The composition of the repair tissue is deemed to be highly significant for the clinical outcome in the long term. Fibrous cartilage repair tissue is subjected to degeneration, which leads to failure [120], and it has been demonstrated that patients with hyaline-like repair tissue after ACI do better than those with fibrous repair tissue [121]. Kreuz et al. found that clinical outcome after microfracture declines after 18 months [24]. Knutsen et al. [22] did not find a significant difference between microfracture and ACI in the knee at 2 years; however, the rate of hyaline-like tissue was higher in ACI biopsies. At 5 years, no significant differences were found either; however, there was no failure in patients with hyaline-like repair tissue [122]. Saris et al. [123] found superior repair tissue after ACI in histologic evaluation 1 year after surgery. Long-term follow-up may show if higher repair tissue quality will be associated with better outcome.

ACI repair tissue quality is subject to a high variability [22, 26, 71, 105, 121, 124]. This apparently also applies to MACI [38, 125], but while various MACI techniques are in clinical use, there are few data regarding MACI repair-tissue composition.

Due to its noninvasive nature and its reproducibility, MRI has a substantial potential to evaluate the efficacy of different cartilage repair techniques. The feasibility of taking equivalent measurements at different sites if a common MRI unit configuration is adhered to also gives the option for use in multicenter studies. This may be of importance since it is difficult to obtain high numbers of patients at a single site. The possibility of direct evaluation of GAG content of the repair tissue may shorten the follow-up period that is needed to determine the efficacy of a certain technique, since low GAG at short-term follow-up will discourage clinicians from pursuing treatment. Patients might therefore see a direct benefit from molecular MRI imaging of cartilage repair.

MRI additionally gives a very precise estimate of progressing degeneration and will be essential for objectively assessing the long-term outcome of cartilage repair.

Conclusion

Exciting technologies have been developed recently for evaluating cartilage repair in vivo. A challenge, however, remains demonstrating that cartilage repair can prevent joint degeneration, preferably in prospective randomized controlled trials, and clinical validating imaging outcomes, that is the correlation of imaging biomarkers with how a patient feels and functions [37, 62]. Whereas morphological assessment has been used to score or measure cartilage lesion size and location, to determine cartilage deformational behavior in vivo and to look at the effect of cartilage repair on cartilage volume/thickness loss with time, compositional MR imaging techniques including T2, dGEMRIC, and diffusion are most promising in studying cartilage tissue maturation after repair.

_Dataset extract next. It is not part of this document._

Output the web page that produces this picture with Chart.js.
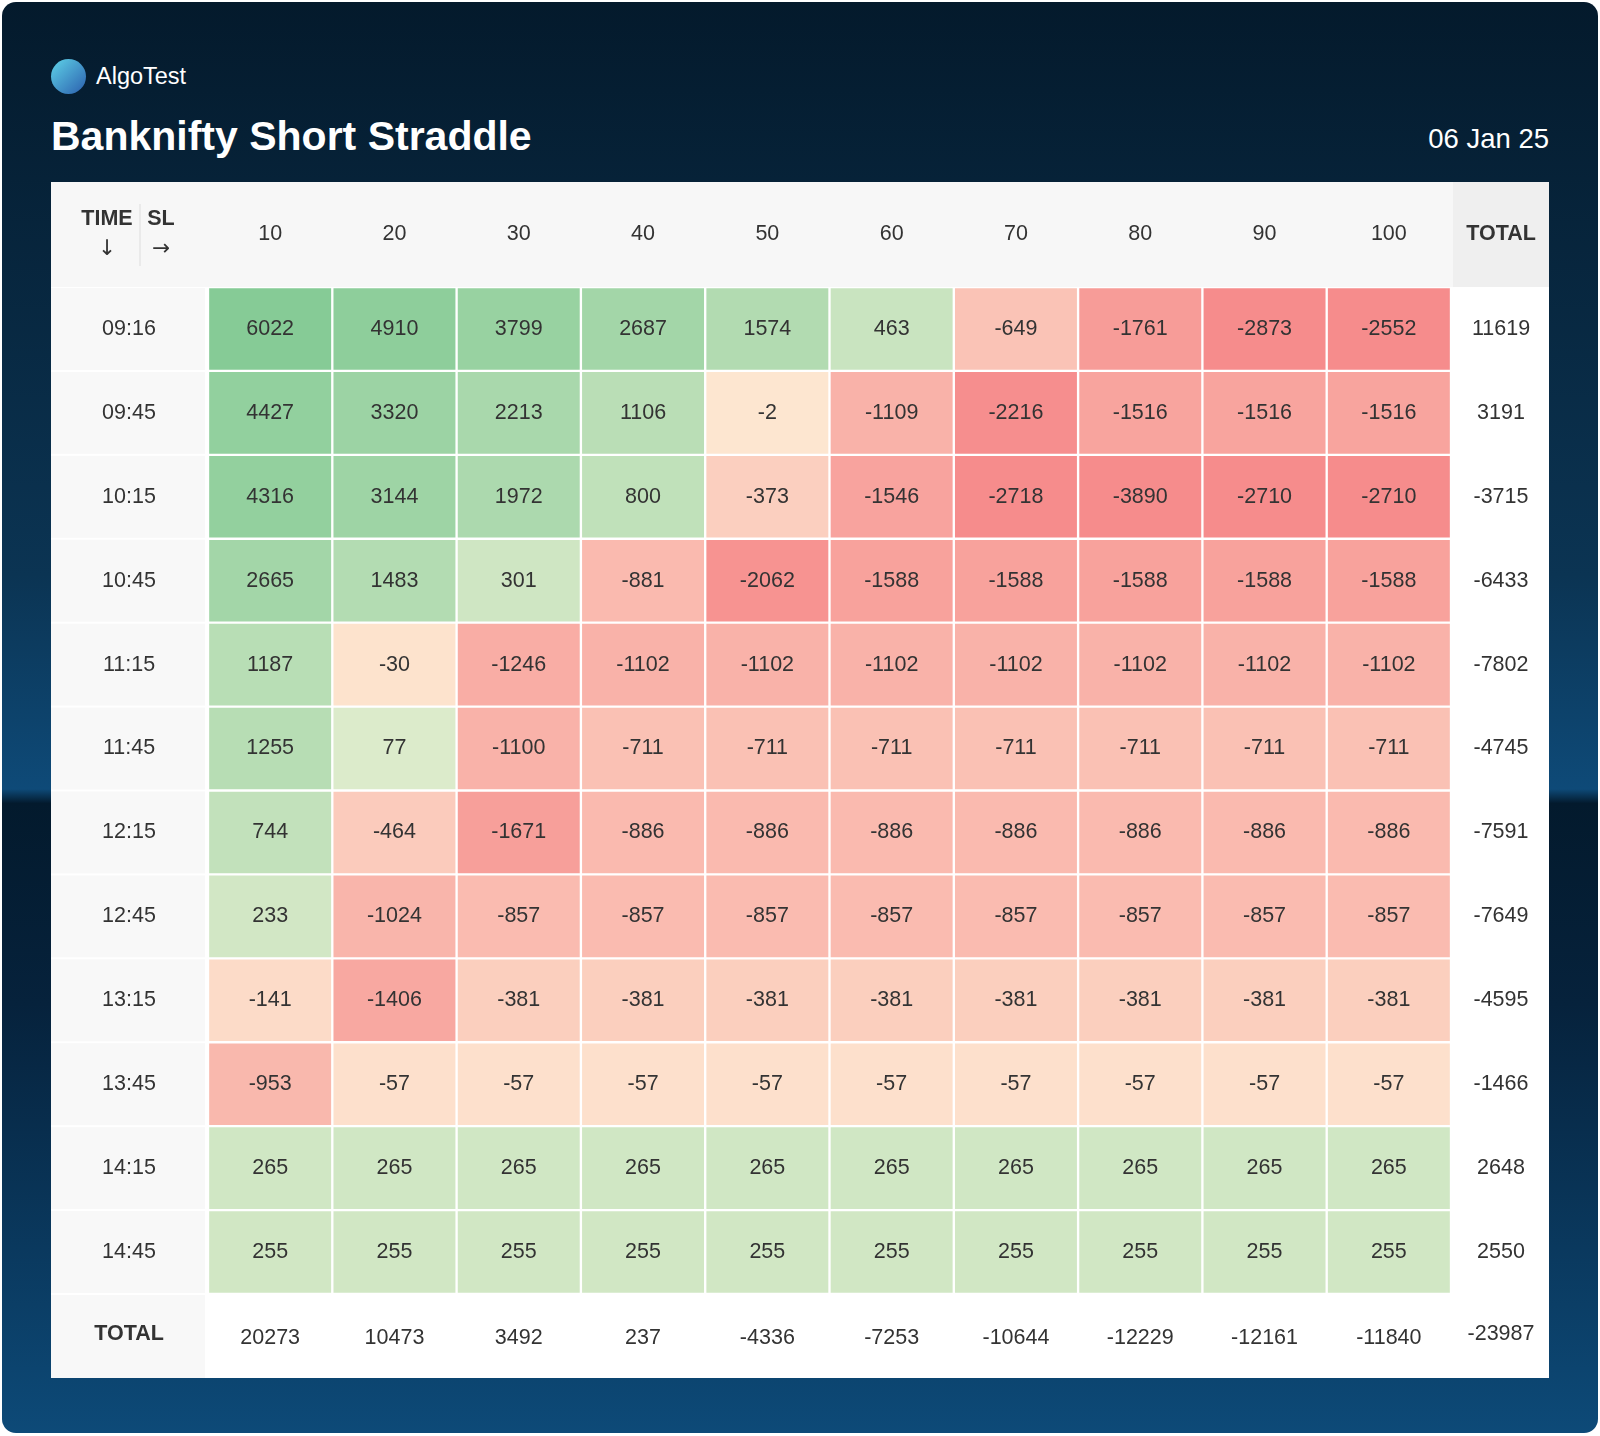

There are marked differences in the structure and composition of repair tissue based on the method of repair as well as temporal changes as the tissue matures. Because these tissue properties have substantial influence on the relaxation and diffusion of water in the tissue, results of functional cartilage imaging such as T2 mapping, dGEMRIC, and diffusion are likely to be different from mature cartilage tissue. Additional research and validation is needed to guide interpretation of the results of these techniques as they are applied to the study and monitoring of cartilage repair. Future studies will also be needed to determine whether MRI is prognostic of clinical outcome and can replace arthroscopic biopsy for monitoring repair-tissue histology. The major challenge thus is not only in the continued technical improvement of these tools, but in validating their correlation with structural and clinical outcome.